Now, the problem is that I don't know how to prove it/conclude the exercise.
Could someone help me please?
Thank you so much
If something's not very clear, please let me know. I'll try to explain again
 A: Your setup of the induction step is incorrect. You must prove that the implication $P(n) \implies P(n+1)$ is true, so it is logically incorrect to assume that this implication is true as you seem to have done.
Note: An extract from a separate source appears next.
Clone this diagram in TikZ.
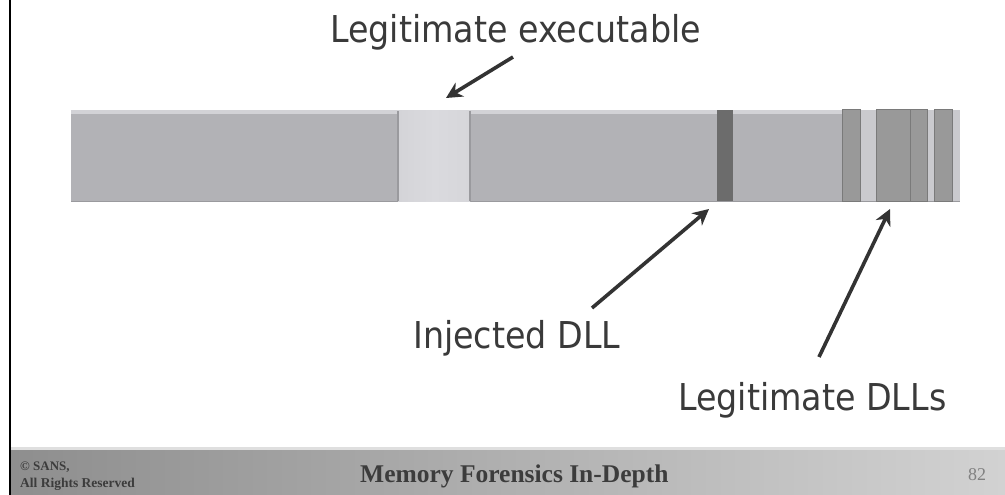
\documentclass[tikz,border=0pt]{standalone}
\usepackage{fontspec}
\usetikzlibrary{arrows.meta}
\newfontfamily\labelfont{DejaVu Sans}[FakeStretch=0.9]
\newfontfamily\footfont{Liberation Serif}
\definecolor{barbase}{HTML}{B2B2B6}
\definecolor{barlight}{HTML}{DADADE}
\definecolor{baredge}{HTML}{9A9A9E}
\definecolor{injected}{HTML}{6C6C6C}
\definecolor{dllfill}{HTML}{999999}
\definecolor{dlledge}{HTML}{7A7A7A}
\definecolor{gapfill}{HTML}{CACACE}
\definecolor{labeltext}{HTML}{3A3A3A}
\definecolor{arrowcol}{HTML}{333333}
\definecolor{footdark}{HTML}{8E8E8E}
\definecolor{footmid}{HTML}{C4C4C4}
\definecolor{footlight}{HTML}{D2D2D2}
\definecolor{foottext}{HTML}{3C3C3C}
\begin{document}
\begin{tikzpicture}[x=1pt,y=-1pt,
  lbl/.style={inner sep=0pt, anchor=base west, text=labeltext,
    font=\labelfont\fontsize{37}{40}\selectfont},
  pointer/.style={draw=arrowcol, line width=3.6pt,
    -{Stealth[length=16pt,width=16pt,inset=5pt]}},
  dllbar/.style={fill=dllfill, draw=dlledge, line width=0.8pt},
  foot/.style={inner sep=0pt, anchor=base west, text=foottext}]
\useasboundingbox (0,0) rectangle (1005,495);
\fill[white] (0,0) rectangle (1005,495);

% memory strip
\fill[barbase] (71,110) rectangle (960,201);
\fill[barlight!80!barbase] (71,110) rectangle (960,114);
\draw[baredge, line width=1pt] (71,201) -- (960,201);
% image region of the executable
\shade[left color=barlight!85!barbase, right color=barlight!90!barbase,
  middle color=barlight] (398,111) rectangle (470,201);
\draw[baredge, line width=1.2pt] (398,111) -- (398,201) (470,111) -- (470,201);
% injected module
\fill[injected] (717,110) rectangle (733,201);
% small gaps between loaded modules
\fill[gapfill] (860,110) rectangle (876,201);
\fill[gapfill] (927,110) rectangle (934,201);
\fill[gapfill] (952,110) rectangle (960,201);
% loaded modules
\draw[dllbar] (842,109) rectangle (860,201);
\draw[dllbar] (876,109) rectangle (910,201);
\draw[dllbar] (910,109) rectangle (927,201);
\draw[dllbar] (934,109) rectangle (952,201);

% labels
\node[lbl] (exe) at (330,43) {Legitimate executable};
\node[lbl] (inj) at (413,348) {Injected DLL};
\node[lbl] (dlls) at (678,410) {Legitimate DLLs};

% arrow end points
\coordinate (exetail) at (513,57);
\coordinate (exetip) at (446,98);
\coordinate (injtail) at (592,308);
\coordinate (injtip) at (709,209);
\coordinate (dlltail) at (819,357);
\coordinate (dlltip) at (890,209);
\draw[pointer] (exetail) -- (exetip);
\draw[pointer] (injtail) -- (injtip);
\draw[pointer] (dlltail) -- (dlltip);

% footer band
\shade[left color=footdark, middle color=footmid, right color=footlight]
  (11,448) rectangle (1005,495);
\fill[footlight!70!white] (11,447) rectangle (1005,449.5);
\node[foot, font=\footfont\bfseries\fontsize{13}{14}\selectfont] (copy) at (20,470) {© SANS,};
\node[foot, font=\footfont\bfseries\fontsize{13.5}{14}\selectfont] (rights) at (20,487) {All Rights Reserved};
\node[foot, font=\footfont\bfseries\fontsize{25.5}{27}\selectfont] (title) at (360,482) {Memory Forensics In-Depth};
\node[foot, font=\footfont\fontsize{18}{20}\selectfont, text=gray] (page) at (968,480) {82};

% left page edge
\draw[black, line width=2pt] (10,0) -- (10,495);
\end{tikzpicture}
\end{document}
It's very important to keep track in your head at all points of the proof: which equation is known to be true, and which equation you must prove is true.
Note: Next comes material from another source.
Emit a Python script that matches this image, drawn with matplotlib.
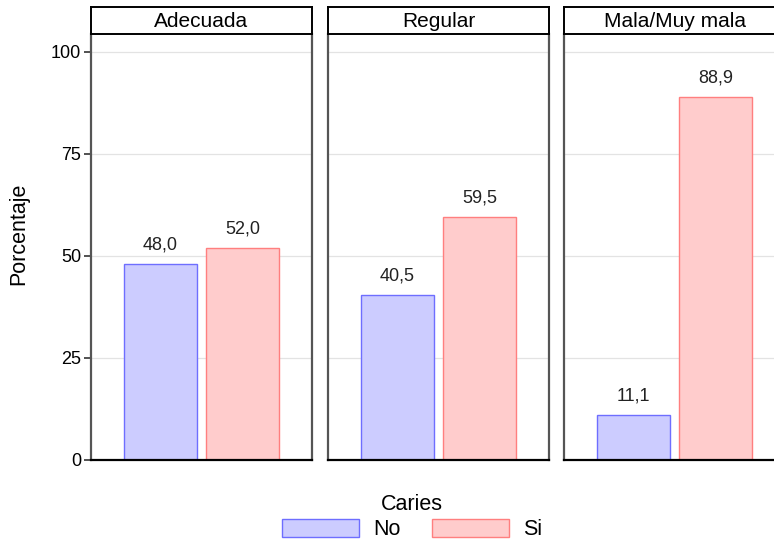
import numpy as np
import matplotlib.pyplot as plt
from matplotlib.patches import Patch

panels = ["Adecuada", "Regular", "Mala/Muy mala"]
groups = ["No", "Si"]
pct_no = [48.0, 40.5, 11.1]
pct_si = [52.0, 59.5, 88.9]
yticks = [0, 25, 50, 75, 100]

W, H = 774, 544
fill = {"No": "#ccccff", "Si": "#ffcccc"}
edge = {"No": "#6e6eff", "Si": "#ff7f7f"}

fig = plt.figure(figsize=(W / 100, H / 100), dpi=100)
plt.rcParams["font.family"] = ["Liberation Sans", "DejaVu Sans"]


def px_axes(x0, y0, x1, y1):
    # pixel box (top-left origin) -> figure fraction
    return fig.add_axes([x0 / W, 1 - y1 / H, (x1 - x0) / W, (y1 - y0) / H])


lefts = [91, 328, 564]
pw = 221
for i, (name, vno, vsi) in enumerate(zip(panels, pct_no, pct_si)):
    x0 = lefts[i]
    ax = px_axes(x0, 34, x0 + pw, 460)
    ax.set_ylim(0, 104.4)
    ax.set_xlim(0.5 - 1.348, 0.5 + 1.348)
    for j, (g, v) in enumerate(zip(groups, [vno, vsi])):
        ax.bar(j, v, width=0.9, color=fill[g], edgecolor=edge[g], linewidth=1.0, zorder=2)
        ax.text(j, v + 2.6, f"{v:.1f}".replace(".", ","), ha="center", va="bottom",
                fontsize=13, color="#222222")
    ax.set_yticks(yticks)
    ax.grid(axis="y", color="#e3e3e3", linewidth=0.9, zorder=0)
    ax.set_xticks([])
    for s in ["left", "right"]:
        ax.spines[s].set_color("#555555")
        ax.spines[s].set_linewidth(1.6)
    ax.spines["bottom"].set_color("black")
    ax.spines["bottom"].set_linewidth(1.6)
    ax.spines["top"].set_visible(False)
    if i == 0:
        ax.tick_params(axis="y", labelsize=13, length=5, width=1.2, color="#333333", pad=2)
        ax.set_ylabel("Porcentaje", fontsize=15.5)
        # centred over panel + strip, as ggplot does
        ax.yaxis.set_label_coords(-0.28, (460 - 233.5) / 426)
    else:
        ax.tick_params(axis="y", left=False, labelleft=False)

    st = px_axes(x0, 7, x0 + pw, 34)
    st.set_xticks([])
    st.set_yticks([])
    for s in st.spines.values():
        s.set_color("black")
        s.set_linewidth(1.4)
    st.text(0.5, 0.45, name, ha="center", va="center", fontsize=15, transform=st.transAxes)

handles = [Patch(facecolor=fill[g], edgecolor=edge[g], label=g) for g in groups]
leg = fig.legend(handles=handles, loc="center", bbox_to_anchor=(412 / W, 1 - 517 / H),
                 ncol=2, frameon=False, title="Caries", fontsize=15.5, title_fontsize=15.5,
                 handlelength=3.6, handleheight=0.95, columnspacing=1.45, handletextpad=0.65,
                 borderaxespad=0, borderpad=0, labelspacing=0.2)

fig.savefig("out.png", dpi=100)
To prove $P(n) \implies P(n+1)$, you assume that $P(n)$ is true. That is, you may assume that this equation is true:
$$1 + 3 + \cdots + (2n-1) = n^2
$$
is true. Using that assumption, you must prove that this equation is true:
$$1 + 3 + \cdots + (2n-1) + (2n+1) = (n+1)^2
$$
To do that, make a substitution and do some algebra:
\begin{align*}
1 + 3 + \cdots + (2n-1) + (2n+1) &= \underbrace{1 + 3 + \cdots + (2n-1)}_{=n^2} + (2n+1)  \\
  &= n^2 + 2n + 1 \\
  &= (n+1)^2
\end{align*}
A: $$1+3+...+(2m+1) = \Big[1+3+...+(2m-1)\Big]+(2m+1)=m^2+(2m +1) =...$$
A: You've done it right, but:
$$(a+b)^2+a^2+2ab+b^2$$
So:
$$(m+1)^2=m^2+2m+1 \neq m^2+1+2$$
So, you've assumed that it's true for $n=m$, so:
$$1+3+\dots+(2m-1)=m^2$$
For $n=m+1$, you've shown it:
$$1+3+\dots+(2m+1) = m^2+1+2m $$
Now after using some more brackets and writing out more terms:
$$[1+3+\dots + (2m-1)]+(2m+1) = [m^2]+(1+2m) $$
The parts in the [] brackets are equal because of the assumption, and the only thing left to prove is that $2m+1=2m+1$, which is true.
A: You almost got it! Just a small mistake in the last step. You should note that
\begin{align*}
 1+3+...+(2m+1) = \underbrace{1+3+...+ (2m-3) + (2m-1)}_{\text{induction hypothesis!}} + (2m+1) = m^2 + (2m+1)
\end{align*}
Finally, 
$$
m^2+2m+1 = (m+1)^2
$$
so you are done.
A: Consider $n=m+1$:
$$1+3+\cdots+(2m-1)+(2(m+1)-1)=m^2+2m+2-1=(m+1)^2$$ so $P(m+1)$ holds. 
Hence by Mathematical Induction, the result is true for all $n\in\mathbb{N}$.
A: Suppose $P(n)$ is true and try to prove $P(n+1)$ to holds. 
$1+3+...+ 2n-1=n^2$ by the induction hypothesis, and now let's add the next odd number to the equation: $1+3+...+2n-1+2(n+1)-1=n^2+2n+1$
The expression on the right-hand side can be rewritten as $(n+1)^2$ and therefore the formula holds.